The biggest challenge we face is the complex nature of the market place: marrying the OMS and its rules, allocations vis-à-vis the banks’ side of the trade, and blocking and splitting out those trades into the right allocations. Our platform is FIX-based but we have to do all the development work to tie the layers together between the banks and the buy-sides. Much of this work is custom to a given client or bank, but this gives us flexibility too.
From a technological perspective we are ahead of the curve in equities with artificial intelligence running automated executions, but this level of automation (interweaving AI execution capabilities) hasn’t yet been applied to real money FX, as many firms don’t envisage AI-assisted FX execution on a big asset manager’s desk. In my opinion, these institutions don’t yet have the same level of trust in machine execution given the inherent relationship-driven nature of the FX market and that’s perfectly natural. Some firms are very progressive and tech-driven and ahead of the curve, but some aren’t and we need to balance that.
The problem of allocations sits behind much of our technological development; taking a large order and slicing it into an algo trade, an RFQ trade, and a bank stream trade and then tying them all back their original allocations is a considerable challenge. We are working toward a solution to that problem. It will be very interesting to see how things progress once these more advanced execution methods can be taken up by the real money buy-side community.
Another area of development concerns fixing trades. Fixing trades have evolved from a very manual process to one that can be smartly automated and given a more mechanical process. Automating fixing trades allows traders more freedom to focus on and manage other large risk positions in their book. In other words, automation helps eliminate noise or distractions for trades which might otherwise be considered a “nuisance.”
Even though there have been serious issues around the WMR, it is still being used to get large block positions executed at a defined mid-rate (plus commission). Unless a firm is focused on generating alpha or any type of return on those executions, then the best way forward is to simply automate those trades, as quite often asset managers don’t realize the fixing trades are already going into algos as is.

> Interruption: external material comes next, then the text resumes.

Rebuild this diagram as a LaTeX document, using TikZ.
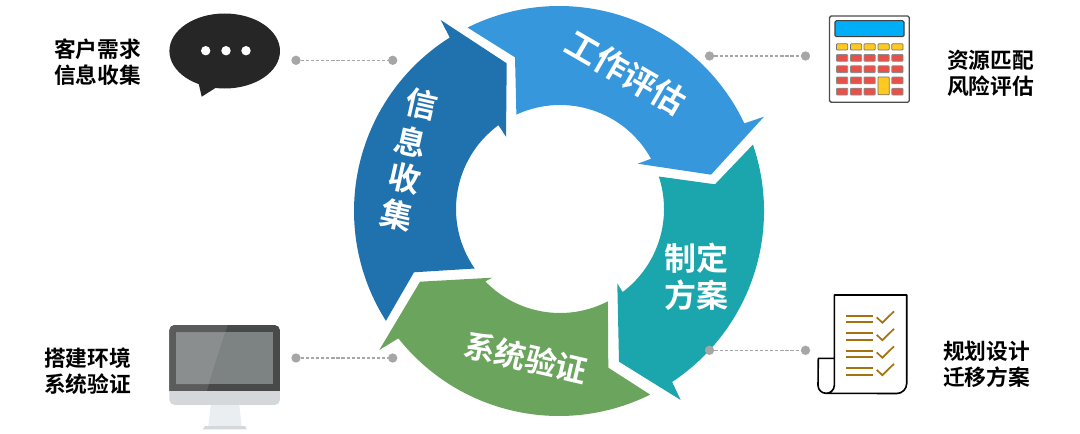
\documentclass[tikz,border=0pt]{standalone}
\usepackage{fontspec}
\setmainfont{Noto Sans CJK SC}[BoldFont=* Bold]
\usetikzlibrary{calc}
\definecolor{cblue}{HTML}{3797DC}
\definecolor{cteal}{HTML}{1BA5AC}
\definecolor{cgreen}{HTML}{6BA45C}
\definecolor{cdark}{HTML}{2072AE}
\definecolor{cdot}{HTML}{A6A6A6}
\definecolor{cgold}{HTML}{A5720F}
\definecolor{cyel}{HTML}{FFC91F}
\definecolor{cred}{HTML}{E8514A}
\definecolor{cscreen}{HTML}{00AEF7}
\definecolor{cbubble}{HTML}{262626}
\definecolor{mdark}{HTML}{484A4A}
\definecolor{mmid}{HTML}{5A5C5C}
\definecolor{mscrl}{HTML}{8A8E8E}
\definecolor{mscrr}{HTML}{7D8282}
\definecolor{mchin}{HTML}{D5D8DA}
\definecolor{mstand}{HTML}{EBEEF0}
\tikzset{
  ringtxt/.style={text=white,font=\bfseries\fontsize{24}{24}\selectfont,inner sep=0pt},
  sidetxt/.style={text=black,font=\bfseries\fontsize{16.3}{19.5}\selectfont,align=center,inner sep=0pt},
  pin/.style={circle,fill=cdot,inner sep=0pt,minimum size=7pt},
  lead/.style={draw=cdot,line width=0.8pt,dash pattern=on 2.4pt off 1.4pt},
  keyy/.style={fill=cyel,draw=black!55,line width=0.6pt,rounded corners=0.6pt},
  keyr/.style={fill=cred,draw=black!45,line width=0.6pt,rounded corners=0.6pt},
  chk/.style={draw=cgold,line width=1.3pt},
}
\begin{document}
\begin{tikzpicture}[x=0.75pt,y=0.75pt]
\useasboundingbox (0,0) rectangle (1080,433);
\coordinate (co) at (559,222);
\coordinate (ci) at (560,224);
% ring arrows
\fill[cblue] (co) ++(116.5:205) arc[start angle=116.5,end angle=25.3,radius=205]
  -- (764,316.3) -- (711,258.3) -- (637.7,269.3) -- ($(ci)+(28.9:104)$)
  arc[start angle=28.9,end angle=114.8,radius=104] -- (515,375.7) -- cycle;
\fill[cteal] (co) ++(18.9:205) arc[start angle=18.9,end angle=-56.5,radius=205]
  -- (680.7,33) -- (619,71.3) -- (617.3,149.7) -- ($(ci)+(-53:104)$)
  arc[start angle=-53,end angle=18.2,radius=104] -- (715,248.7) -- cycle;
\fill[cgreen] (co) ++(-63.6:205) arc[start angle=-63.6,end angle=-141.6,radius=205]
  -- (379.3,83) -- (420,151.3) -- (492.3,155.3) -- ($(ci)+(224.1:104)$)
  arc[start angle=224.1,end angle=297.4,radius=104] -- (608.3,65.3) -- cycle;
\fill[cdark] (co) ++(212.4:205) arc[start angle=212.4,end angle=122.2,radius=205]
  -- (440.7,413) -- (506.7,369.7) -- (506,296.3) -- ($(ci)+(126.3:104)$)
  arc[start angle=126.3,end angle=214.9,radius=104] -- (414,160.7) -- cycle;
\begin{scope}[shift={(0,433)},y=-0.75pt]
% ring text
\node[ringtxt,rotate=-30,font=\bfseries\fontsize{24.7}{24.7}\selectfont] (a) at (625.8,72.5) {工作评估};
\node[ringtxt] (b1) at (696,258) {制定};
\node[ringtxt] (b2) at (696,295) {方案};
\node[ringtxt,rotate=-13,font=\bfseries\fontsize{23.5}{23.5}\selectfont] (c) at (526,357.5) {系统验证};
\node[ringtxt,rotate=-12.7] (d1) at (421.7,104) {信};
\node[ringtxt,rotate=-12.7] (d2) at (410.7,141.7) {息};
\node[ringtxt,rotate=-12.7] (d3) at (405,178) {收};
\node[ringtxt,rotate=-12.7] (d4) at (396.7,215) {集};
% side labels
\node[sidetxt] (l1) at (97.5,62) {客户需求\\信息收集};
\node[sidetxt] (l2) at (87.5,371) {搭建环境\\系统验证};
\node[sidetxt] (l3) at (990.5,73) {资源匹配\\风险评估};
\node[sidetxt] (l4) at (986.5,364) {规划设计\\迁移方案};
% leaders
\node[pin] (p1a) at (296,60.3) {};
\node[pin] (p1b) at (392.7,60.3) {};
\draw[lead] (p1a) -- (p1b);
\node[pin] (p2a) at (296,358) {};
\node[pin] (p2b) at (392.7,358) {};
\draw[lead] (p2a) -- (p2b);
\node[pin] (p3a) at (709.5,56) {};
\node[pin] (p3b) at (805.5,56) {};
\draw[lead] (p3a) -- (p3b);
\node[pin] (p4a) at (709.5,350.3) {};
\node[pin] (p4b) at (805.5,350.3) {};
\draw[lead] (p4a) -- (p4b);
% speech bubble
\fill[cbubble] (224.7,51) ellipse[x radius=55.3,y radius=37.5];
\fill[cbubble] (198.3,82) -- (201.7,96.7) -- (217,87) -- cycle;
\foreach \x in {205.7,226,246} \fill[white] (\x,50.7) circle[radius=4.7];
% calculator
\draw[draw=black!70,fill=white,line width=1pt,rounded corners=1.2pt] (829.5,16) rectangle (909.3,102.3);
\draw[fill=cscreen,draw=black!75,line width=0.8pt,rounded corners=1pt] (835,20.7) rectangle (904,36.7);
\foreach \x in {836.5,850.5,864,878,891.8} \draw[keyy] (\x,43.8) rectangle ++(11.2,6.2);
\foreach \y in {54.5,65.8,77,88.2} \foreach \x in {836.5,850.5,864,891.8} \draw[keyr] (\x,\y) rectangle ++(11.2,6.8);
\foreach \y in {54.5,65.8} \draw[keyr] (878,\y) rectangle ++(11.2,6.8);
\draw[keyy] (878,77) rectangle ++(11.2,17.8);
% document
\draw[black,line width=1.2pt,line join=round,fill=white] (834.3,358.3) -- (834.3,295) -- (906.7,295) -- (906.7,383.5) arc[start angle=0,end angle=90,radius=10] -- (826,393.3)
  arc[start angle=90,end angle=180,radius=8] -- (818.3,358.3) -- (834.3,358.3) -- (834.3,385.3) arc[start angle=0,end angle=90,radius=8];
\foreach \y in {0,1,2,3}{
  \begin{scope}[yshift={\y*-17.5*0.75pt}]
  \draw[chk] (846,315.7) -- (872.7,315.7);
  \draw[chk] (846,322.3) -- (872.7,322.3);
  \draw[chk,line join=miter] (876.7,317.3) -- (882.3,322.7) -- (894,311.3);
  \end{scope}
}
% monitor
\begin{scope}
\clip[rounded corners=4pt] (169.3,325) rectangle (280,405);
\fill[mdark] (169.3,325) rectangle (280,391);
\fill[mmid] (169.3,325) -- (227.7,325) -- (206.7,391) -- (169.3,391) -- cycle;
\fill[mchin] (169.3,391) rectangle (280,405);
\end{scope}
\fill[mscrr] (176,332.3) rectangle (273.3,384);
\fill[mscrl] (176,332.3) -- (225,332.3) -- (208.5,384) -- (176,384) -- cycle;
\fill[mstand] (210.7,405) -- (239.3,405) -- (241.7,426) -- (208.3,426) -- cycle;
\fill[mchin] (205,426) -- (245,426) -- (246.7,429.3) -- (202.7,429.3) -- cycle;
\end{scope}
\end{tikzpicture}
\end{document}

All Portware needs to know are the times and the bank pools and rotations and fixing trades can all be done automatically.
Trends in the market
Bank algos present an interesting issue with a diversity of opinions among the larger buy-side firms. Some buy-sides advocate the usage of bank algos as they feel they get a stable rate across diverse liquidity and can hit benchmarks, whereas others say they don’t want to give the bank too much information as the banks ‘can do whatever they want with it’… so we have to try to provide access to both solutions and the challenge is in finding the balance.
Given the relative unease or mistrust in the way trade information is handled by market participants who control the most FX volume, Portware began to consider possible solutions for that problem. We proposed diversified liquidity with minimal information leakage. As an example, we allow clients to formulate their own unique electronic communications network (ECN), combining relationship-based RFQ and streaming liquidity as well as access to third-party anonymous ECN’s (think FastMatch / Hotspot), as well as non-bank LPs. A large asset manager can then cut a large position into smaller slices and work them into various liquidity channels at their discretion; this helps control information leakage and improves executions, which is as much about taking control of that information as it is about transparency and impact on the market. The best way to control market impact and information leakage is to control how much information a firm divulges to a liquidity pool. The ability todiscreetly interact with liquidity channels is the same as the ability to control the flow of information into the market place.
The traditional RFQ model is in slow decline because traders want to have more discretion in trade execution rather than just clicking a button and leaving execution to a third party’s black box. Trades can now be automated according to a given desk’s rules of engagement, and traders can focus on the less liquid, more difficult trades on their blotters. The ongoing trends in FX are a natural evolution of the ‘more with less’ process and automation trends across the wider industry. Firms are being forced to narrow their specialization into core businesses, and they need the rest of the process to be as automated as possible. The issue of FX TCA has been around for a long time. In a fragmented marketplace there is ongoing debate over what TCA actually means, and because there is no “volume-at-price” data in the FX market (as well as other OTC markets), benchmarking and analytics run the risk of becoming more subjective. Despite this risk, it is still the case that the best way of finding out the cost of trading is by including a firm’s own data set in any analytics, in addition to third-party market and reference data. This is as true in FX as it is in equities and any other asset class. Now, there are challenges specific to third-party data in foreign exchange (e.g. validating execution size, credit relationships, anonymous vs. relationship-based executions, etc.), but we should not throw the baby out with the bath water. It is always best to use a healthy mix of market and reference data and proprietary execution and benchmark data, as this gives the firm colour from the marketplace alongside comparisons to their own mid-rate and their own reports, which are best for measuring a firm’s own improvements over time.
So, for example, by combining the results of recently executed trades and some historical data, a firm can view which banks gave optimal spreads at a particular time of day in their traded currencies based on their execution methods; RFQ, algos or streaming. The next logical step is to take those inputs, apply pretrade analytics given current market conditions, and put a smart order router (with an AI wrapper) on top of it to execute a trade at the lowest cost given the characteristics of the order. With a good data feedback loop, a trader can more intelligently feed trades into the market given their size and the market liquidity conditions.
The future of the FX market will incorporate automation, artificial intelligence, and TCA, much like what is under way in equities and other asset classes. It’s about creating a common thread over the entire life cycle of a trade, and of trading holistically, so that the results of one trade inform the next, and a firm can constantly tweak and improve execution. Nobody is quite there yet but change is coming, and this is where the future of cutting edge development lies.